### Supplied material ###
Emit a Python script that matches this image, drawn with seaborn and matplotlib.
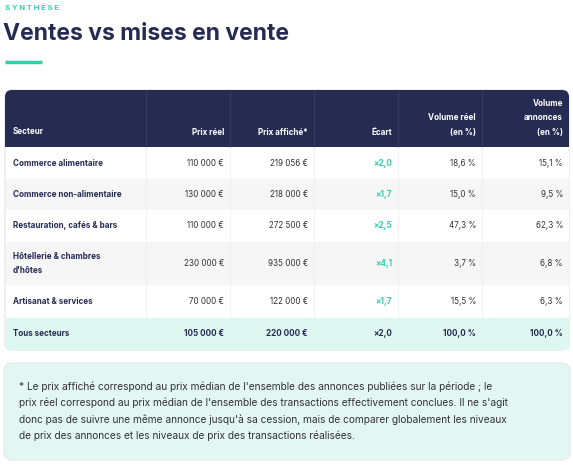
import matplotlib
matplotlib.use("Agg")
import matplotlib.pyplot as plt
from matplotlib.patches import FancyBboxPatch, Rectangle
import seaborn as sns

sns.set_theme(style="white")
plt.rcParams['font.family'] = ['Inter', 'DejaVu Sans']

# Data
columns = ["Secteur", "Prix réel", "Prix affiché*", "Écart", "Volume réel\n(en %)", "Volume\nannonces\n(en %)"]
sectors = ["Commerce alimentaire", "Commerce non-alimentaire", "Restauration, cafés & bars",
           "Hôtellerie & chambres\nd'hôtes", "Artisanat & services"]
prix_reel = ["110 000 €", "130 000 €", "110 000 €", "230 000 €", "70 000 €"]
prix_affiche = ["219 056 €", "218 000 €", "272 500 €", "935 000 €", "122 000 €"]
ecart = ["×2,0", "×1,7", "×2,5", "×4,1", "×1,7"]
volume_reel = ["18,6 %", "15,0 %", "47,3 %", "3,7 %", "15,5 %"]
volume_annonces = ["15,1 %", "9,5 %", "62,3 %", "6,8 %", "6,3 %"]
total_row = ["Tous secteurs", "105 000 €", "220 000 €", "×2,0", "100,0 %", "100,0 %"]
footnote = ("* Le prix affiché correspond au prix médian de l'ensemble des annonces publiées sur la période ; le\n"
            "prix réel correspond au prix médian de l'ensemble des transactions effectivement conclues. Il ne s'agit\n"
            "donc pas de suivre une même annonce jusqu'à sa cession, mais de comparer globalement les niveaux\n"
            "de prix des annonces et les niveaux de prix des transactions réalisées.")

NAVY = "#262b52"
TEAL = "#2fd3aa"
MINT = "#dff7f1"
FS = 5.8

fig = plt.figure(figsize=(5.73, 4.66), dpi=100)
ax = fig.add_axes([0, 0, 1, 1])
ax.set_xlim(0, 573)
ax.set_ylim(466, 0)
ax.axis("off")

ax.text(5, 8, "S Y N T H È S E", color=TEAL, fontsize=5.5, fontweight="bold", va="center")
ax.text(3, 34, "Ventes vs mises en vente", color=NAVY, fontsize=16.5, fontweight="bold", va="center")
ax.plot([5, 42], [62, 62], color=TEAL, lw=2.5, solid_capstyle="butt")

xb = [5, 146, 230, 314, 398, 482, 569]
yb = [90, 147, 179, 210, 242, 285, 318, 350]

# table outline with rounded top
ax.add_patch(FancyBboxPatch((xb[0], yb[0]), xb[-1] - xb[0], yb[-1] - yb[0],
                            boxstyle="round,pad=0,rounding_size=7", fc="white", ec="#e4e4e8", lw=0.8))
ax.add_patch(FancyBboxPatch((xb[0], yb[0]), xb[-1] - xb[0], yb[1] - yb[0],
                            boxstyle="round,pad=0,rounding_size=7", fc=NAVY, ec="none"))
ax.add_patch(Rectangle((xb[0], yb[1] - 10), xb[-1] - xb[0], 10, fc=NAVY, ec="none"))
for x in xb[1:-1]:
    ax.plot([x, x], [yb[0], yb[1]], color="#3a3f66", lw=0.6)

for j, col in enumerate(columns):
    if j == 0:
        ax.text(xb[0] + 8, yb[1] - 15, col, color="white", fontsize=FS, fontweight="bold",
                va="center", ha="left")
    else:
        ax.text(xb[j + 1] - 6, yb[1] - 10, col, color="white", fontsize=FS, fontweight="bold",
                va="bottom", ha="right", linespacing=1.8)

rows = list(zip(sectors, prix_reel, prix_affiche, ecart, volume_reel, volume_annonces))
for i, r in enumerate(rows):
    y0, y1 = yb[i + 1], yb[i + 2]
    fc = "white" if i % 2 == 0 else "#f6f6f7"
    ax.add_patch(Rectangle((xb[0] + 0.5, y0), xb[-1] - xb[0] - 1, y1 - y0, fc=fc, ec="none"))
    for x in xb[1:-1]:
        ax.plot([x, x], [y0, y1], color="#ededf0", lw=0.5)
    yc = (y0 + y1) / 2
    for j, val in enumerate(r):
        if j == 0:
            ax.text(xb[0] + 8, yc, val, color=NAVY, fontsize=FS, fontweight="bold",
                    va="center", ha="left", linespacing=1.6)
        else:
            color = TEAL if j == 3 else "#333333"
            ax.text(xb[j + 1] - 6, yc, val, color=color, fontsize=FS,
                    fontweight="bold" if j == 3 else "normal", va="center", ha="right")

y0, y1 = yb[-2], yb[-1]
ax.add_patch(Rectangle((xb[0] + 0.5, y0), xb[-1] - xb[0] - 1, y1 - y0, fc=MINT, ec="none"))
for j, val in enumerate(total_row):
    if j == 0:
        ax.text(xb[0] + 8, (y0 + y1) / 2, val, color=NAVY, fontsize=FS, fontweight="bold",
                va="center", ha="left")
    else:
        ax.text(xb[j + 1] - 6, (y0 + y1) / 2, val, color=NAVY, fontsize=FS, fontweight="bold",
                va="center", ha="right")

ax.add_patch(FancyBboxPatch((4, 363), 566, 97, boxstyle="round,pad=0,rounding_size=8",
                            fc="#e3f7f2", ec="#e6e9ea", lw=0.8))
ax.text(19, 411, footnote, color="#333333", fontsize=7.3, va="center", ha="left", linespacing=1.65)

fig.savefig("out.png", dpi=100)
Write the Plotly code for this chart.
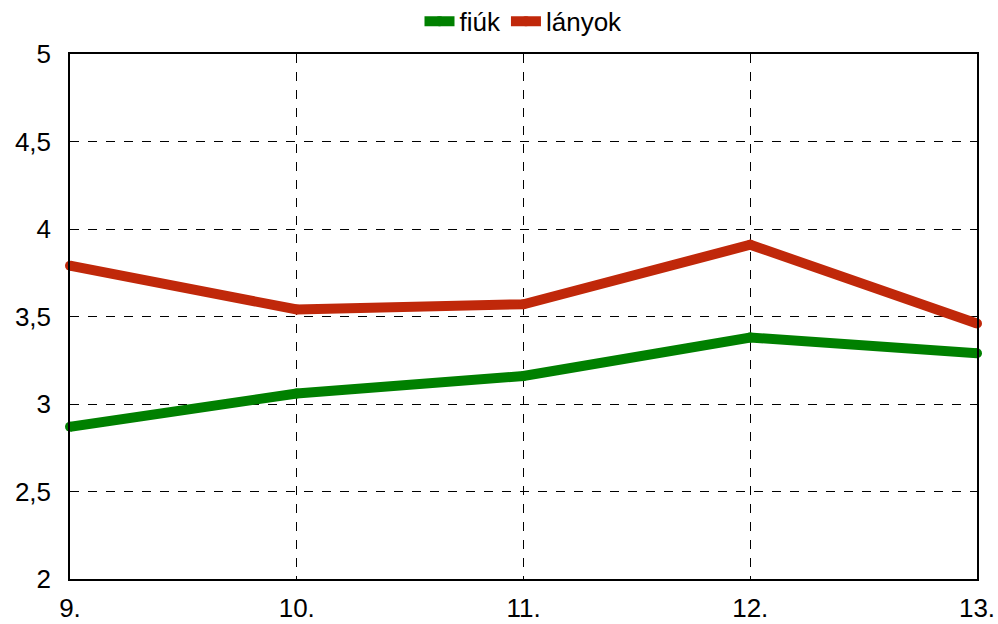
###
The problem
Go back to the entries above and restate word for word every line from the first through the one that contains "prix des annonces", leaving the pictures behind.

Final answer
Emit a Python script that matches this image, drawn with seaborn and matplotlib.
import matplotlib
matplotlib.use("Agg")
import matplotlib.pyplot as plt
from matplotlib.patches import FancyBboxPatch, Rectangle
import seaborn as sns

sns.set_theme(style="white")
plt.rcParams['font.family'] = ['Inter', 'DejaVu Sans']

# Data
columns = ["Secteur", "Prix réel", "Prix affiché*", "Écart", "Volume réel\n(en %)", "Volume\nannonces\n(en %)"]
sectors = ["Commerce alimentaire", "Commerce non-alimentaire", "Restauration, cafés & bars",
           "Hôtellerie & chambres\nd'hôtes", "Artisanat & services"]
prix_reel = ["110 000 €", "130 000 €", "110 000 €", "230 000 €", "70 000 €"]
prix_affiche = ["219 056 €", "218 000 €", "272 500 €", "935 000 €", "122 000 €"]
ecart = ["×2,0", "×1,7", "×2,5", "×4,1", "×1,7"]
volume_reel = ["18,6 %", "15,0 %", "47,3 %", "3,7 %", "15,5 %"]
volume_annonces = ["15,1 %", "9,5 %", "62,3 %", "6,8 %", "6,3 %"]
total_row = ["Tous secteurs", "105 000 €", "220 000 €", "×2,0", "100,0 %", "100,0 %"]
footnote = ("* Le prix affiché correspond au prix médian de l'ensemble des annonces publiées sur la période ; le\n"
            "prix réel correspond au prix médian de l'ensemble des transactions effectivement conclues. Il ne s'agit\n"
            "donc pas de suivre une même annonce jusqu'à sa cession, mais de comparer globalement les niveaux\n"
            "de prix des annonces et les niveaux de prix des transactions réalisées.")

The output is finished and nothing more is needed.